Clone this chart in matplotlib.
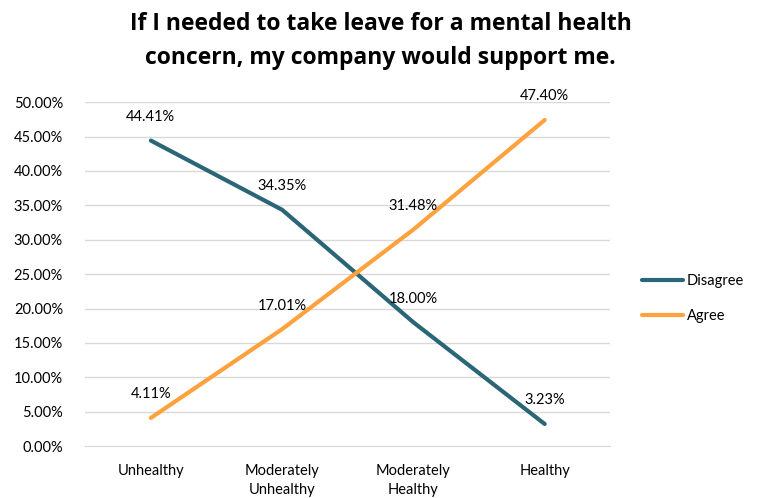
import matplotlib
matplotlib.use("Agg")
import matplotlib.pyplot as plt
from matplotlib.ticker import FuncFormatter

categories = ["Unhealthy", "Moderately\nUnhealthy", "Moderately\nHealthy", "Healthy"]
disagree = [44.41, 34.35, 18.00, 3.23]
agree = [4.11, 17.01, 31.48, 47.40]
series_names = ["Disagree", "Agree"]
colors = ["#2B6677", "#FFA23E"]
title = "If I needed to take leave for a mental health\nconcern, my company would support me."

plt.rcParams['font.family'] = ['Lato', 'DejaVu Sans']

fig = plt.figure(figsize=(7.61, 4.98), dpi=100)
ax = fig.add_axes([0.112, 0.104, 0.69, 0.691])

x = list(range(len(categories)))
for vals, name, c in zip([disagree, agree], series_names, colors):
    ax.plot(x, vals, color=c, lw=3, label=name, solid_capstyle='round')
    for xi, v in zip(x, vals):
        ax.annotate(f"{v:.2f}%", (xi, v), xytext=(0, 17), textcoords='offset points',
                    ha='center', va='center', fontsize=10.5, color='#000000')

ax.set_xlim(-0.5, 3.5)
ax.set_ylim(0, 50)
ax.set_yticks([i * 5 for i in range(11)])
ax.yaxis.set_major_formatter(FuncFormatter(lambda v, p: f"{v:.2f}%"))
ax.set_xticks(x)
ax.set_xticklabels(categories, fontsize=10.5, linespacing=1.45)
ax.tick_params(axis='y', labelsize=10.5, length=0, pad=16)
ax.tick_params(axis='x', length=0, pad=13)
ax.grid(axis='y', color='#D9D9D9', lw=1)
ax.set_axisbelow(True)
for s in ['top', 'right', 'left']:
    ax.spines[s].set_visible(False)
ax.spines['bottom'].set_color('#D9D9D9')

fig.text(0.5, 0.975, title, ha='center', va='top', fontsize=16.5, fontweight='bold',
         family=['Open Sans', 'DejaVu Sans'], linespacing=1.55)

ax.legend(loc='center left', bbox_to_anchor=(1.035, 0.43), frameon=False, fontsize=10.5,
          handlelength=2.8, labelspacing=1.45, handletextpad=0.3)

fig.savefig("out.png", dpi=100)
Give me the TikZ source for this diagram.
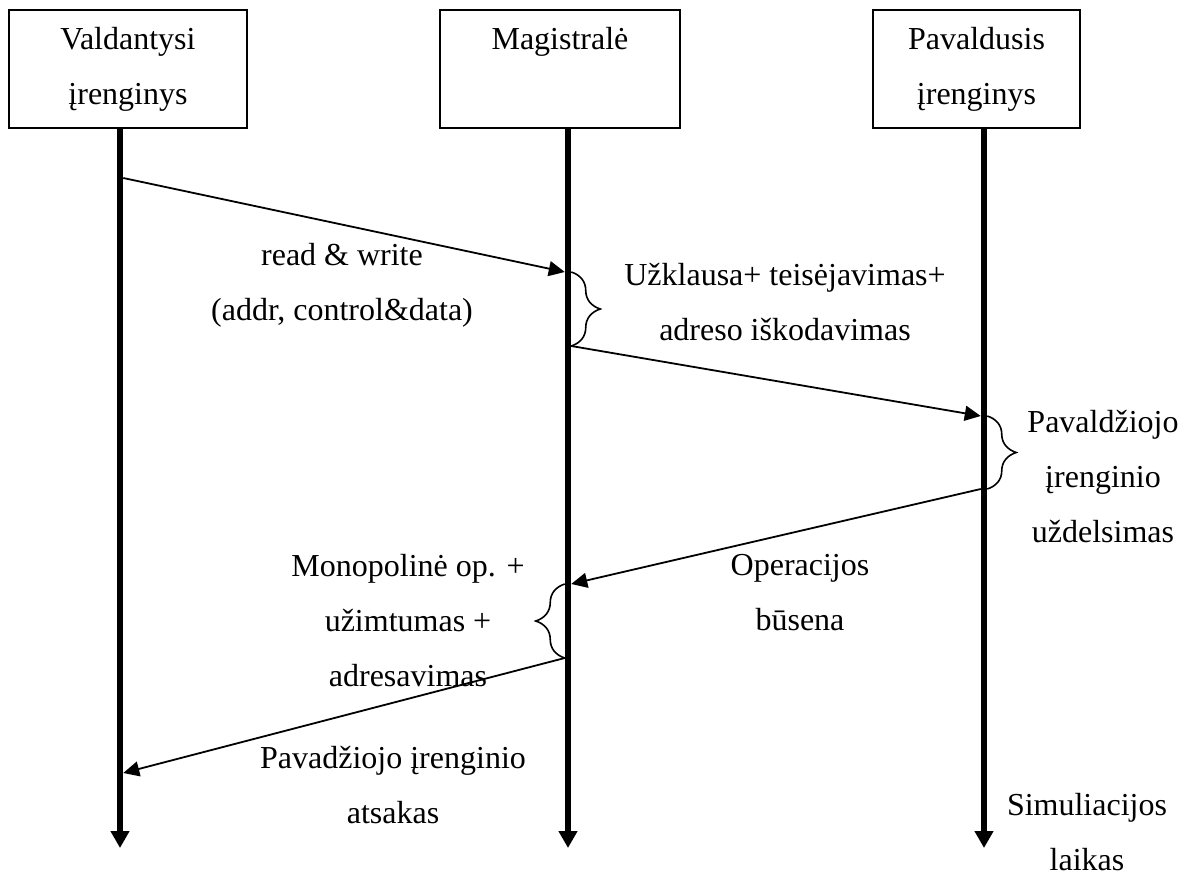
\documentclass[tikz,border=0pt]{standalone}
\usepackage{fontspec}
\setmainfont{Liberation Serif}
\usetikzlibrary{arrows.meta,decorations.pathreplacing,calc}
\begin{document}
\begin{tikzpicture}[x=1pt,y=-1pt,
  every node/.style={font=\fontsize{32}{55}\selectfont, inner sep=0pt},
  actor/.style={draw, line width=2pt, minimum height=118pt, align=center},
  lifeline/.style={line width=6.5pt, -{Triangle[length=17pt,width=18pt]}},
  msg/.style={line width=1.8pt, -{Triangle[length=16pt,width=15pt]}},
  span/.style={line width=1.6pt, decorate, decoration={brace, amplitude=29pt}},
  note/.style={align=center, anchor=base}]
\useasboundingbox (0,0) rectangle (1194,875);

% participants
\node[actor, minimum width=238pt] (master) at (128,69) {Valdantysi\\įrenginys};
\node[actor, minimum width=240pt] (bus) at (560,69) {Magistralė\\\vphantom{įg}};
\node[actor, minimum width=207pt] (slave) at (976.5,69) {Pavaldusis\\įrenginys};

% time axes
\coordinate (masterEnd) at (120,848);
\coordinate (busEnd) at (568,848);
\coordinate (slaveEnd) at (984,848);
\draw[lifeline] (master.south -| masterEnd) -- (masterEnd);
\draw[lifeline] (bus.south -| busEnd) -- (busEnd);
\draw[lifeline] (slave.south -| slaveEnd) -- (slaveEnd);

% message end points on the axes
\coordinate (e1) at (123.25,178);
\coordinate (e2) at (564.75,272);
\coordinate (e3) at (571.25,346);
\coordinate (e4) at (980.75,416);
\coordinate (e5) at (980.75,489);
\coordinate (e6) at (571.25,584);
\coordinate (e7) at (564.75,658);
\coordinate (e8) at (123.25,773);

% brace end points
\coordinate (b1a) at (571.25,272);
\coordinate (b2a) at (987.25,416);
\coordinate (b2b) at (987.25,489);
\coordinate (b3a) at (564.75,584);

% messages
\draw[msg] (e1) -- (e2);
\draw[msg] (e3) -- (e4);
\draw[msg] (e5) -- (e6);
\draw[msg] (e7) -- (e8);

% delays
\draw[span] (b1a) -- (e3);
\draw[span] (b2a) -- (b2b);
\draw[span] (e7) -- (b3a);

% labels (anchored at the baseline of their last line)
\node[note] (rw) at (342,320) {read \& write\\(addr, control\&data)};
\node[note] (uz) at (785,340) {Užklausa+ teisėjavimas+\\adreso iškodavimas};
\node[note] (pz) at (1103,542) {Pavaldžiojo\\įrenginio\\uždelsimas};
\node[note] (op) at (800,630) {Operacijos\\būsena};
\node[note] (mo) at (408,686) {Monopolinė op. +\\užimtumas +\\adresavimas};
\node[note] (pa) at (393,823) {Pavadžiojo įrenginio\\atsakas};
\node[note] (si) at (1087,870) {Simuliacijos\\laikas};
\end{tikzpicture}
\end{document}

____________________

TASK OBJECTIVE: Repeat each entry exactly. Pictures do not belong in the copy.

OUTPUT BELOW:
Clone this chart in matplotlib.
import matplotlib
matplotlib.use("Agg")
import matplotlib.pyplot as plt
from matplotlib.ticker import FuncFormatter

categories = ["Unhealthy", "Moderately\nUnhealthy", "Moderately\nHealthy", "Healthy"]
disagree = [44.41, 34.35, 18.00, 3.23]
agree = [4.11, 17.01, 31.48, 47.40]
series_names = ["Disagree", "Agree"]
colors = ["#2B6677", "#FFA23E"]
title = "If I needed to take leave for a mental health\nconcern, my company would support me."

plt.rcParams['font.family'] = ['Lato', 'DejaVu Sans']

fig = plt.figure(figsize=(7.61, 4.98), dpi=100)
ax = fig.add_axes([0.112, 0.104, 0.69, 0.691])

x = list(range(len(categories)))
for vals, name, c in zip([disagree, agree], series_names, colors):
    ax.plot(x, vals, color=c, lw=3, label=name, solid_capstyle='round')
    for xi, v in zip(x, vals):
        ax.annotate(f"{v:.2f}%", (xi, v), xytext=(0, 17), textcoords='offset points',
                    ha='center', va='center', fontsize=10.5, color='#000000')

ax.set_xlim(-0.5, 3.5)
ax.set_ylim(0, 50)
ax.set_yticks([i * 5 for i in range(11)])
ax.yaxis.set_major_formatter(FuncFormatter(lambda v, p: f"{v:.2f}%"))
ax.set_xticks(x)
ax.set_xticklabels(categories, fontsize=10.5, linespacing=1.45)
ax.tick_params(axis='y', labelsize=10.5, length=0, pad=16)
ax.tick_params(axis='x', length=0, pad=13)
ax.grid(axis='y', color='#D9D9D9', lw=1)
ax.set_axisbelow(True)
for s in ['top', 'right', 'left']:
    ax.spines[s].set_visible(False)
ax.spines['bottom'].set_color('#D9D9D9')

fig.text(0.5, 0.975, title, ha='center', va='top', fontsize=16.5, fontweight='bold',
         family=['Open Sans', 'DejaVu Sans'], linespacing=1.55)

ax.legend(loc='center left', bbox_to_anchor=(1.035, 0.43), frameon=False, fontsize=10.5,
          handlelength=2.8, labelspacing=1.45, handletextpad=0.3)

fig.savefig("out.png", dpi=100)
Give me the TikZ source for this diagram.
\documentclass[tikz,border=0pt]{standalone}
\usepackage{fontspec}
\setmainfont{Liberation Serif}
\usetikzlibrary{arrows.meta,decorations.pathreplacing,calc}
\begin{document}
\begin{tikzpicture}[x=1pt,y=-1pt,
  every node/.style={font=\fontsize{32}{55}\selectfont, inner sep=0pt},
  actor/.style={draw, line width=2pt, minimum height=118pt, align=center},
  lifeline/.style={line width=6.5pt, -{Triangle[length=17pt,width=18pt]}},
  msg/.style={line width=1.8pt, -{Triangle[length=16pt,width=15pt]}},
  span/.style={line width=1.6pt, decorate, decoration={brace, amplitude=29pt}},
  note/.style={align=center, anchor=base}]
\useasboundingbox (0,0) rectangle (1194,875);

% participants
\node[actor, minimum width=238pt] (master) at (128,69) {Valdantysi\\įrenginys};
\node[actor, minimum width=240pt] (bus) at (560,69) {Magistralė\\\vphantom{įg}};
\node[actor, minimum width=207pt] (slave) at (976.5,69) {Pavaldusis\\įrenginys};

% time axes
\coordinate (masterEnd) at (120,848);
\coordinate (busEnd) at (568,848);
\coordinate (slaveEnd) at (984,848);
\draw[lifeline] (master.south -| masterEnd) -- (masterEnd);
\draw[lifeline] (bus.south -| busEnd) -- (busEnd);
\draw[lifeline] (slave.south -| slaveEnd) -- (slaveEnd);

% message end points on the axes
\coordinate (e1) at (123.25,178);
\coordinate (e2) at (564.75,272);
\coordinate (e3) at (571.25,346);
\coordinate (e4) at (980.75,416);
\coordinate (e5) at (980.75,489);
\coordinate (e6) at (571.25,584);
\coordinate (e7) at (564.75,658);
\coordinate (e8) at (123.25,773);

% brace end points
\coordinate (b1a) at (571.25,272);
\coordinate (b2a) at (987.25,416);
\coordinate (b2b) at (987.25,489);
\coordinate (b3a) at (564.75,584);

% messages
\draw[msg] (e1) -- (e2);
\draw[msg] (e3) -- (e4);
\draw[msg] (e5) -- (e6);
\draw[msg] (e7) -- (e8);

% delays
\draw[span] (b1a) -- (e3);
\draw[span] (b2a) -- (b2b);
\draw[span] (e7) -- (b3a);

% labels (anchored at the baseline of their last line)
\node[note] (rw) at (342,320) {read \& write\\(addr, control\&data)};
\node[note] (uz) at (785,340) {Užklausa+ teisėjavimas+\\adreso iškodavimas};
\node[note] (pz) at (1103,542) {Pavaldžiojo\\įrenginio\\uždelsimas};
\node[note] (op) at (800,630) {Operacijos\\būsena};
\node[note] (mo) at (408,686) {Monopolinė op. +\\užimtumas +\\adresavimas};
\node[note] (pa) at (393,823) {Pavadžiojo įrenginio\\atsakas};
\node[note] (si) at (1087,870) {Simuliacijos\\laikas};
\end{tikzpicture}
\end{document}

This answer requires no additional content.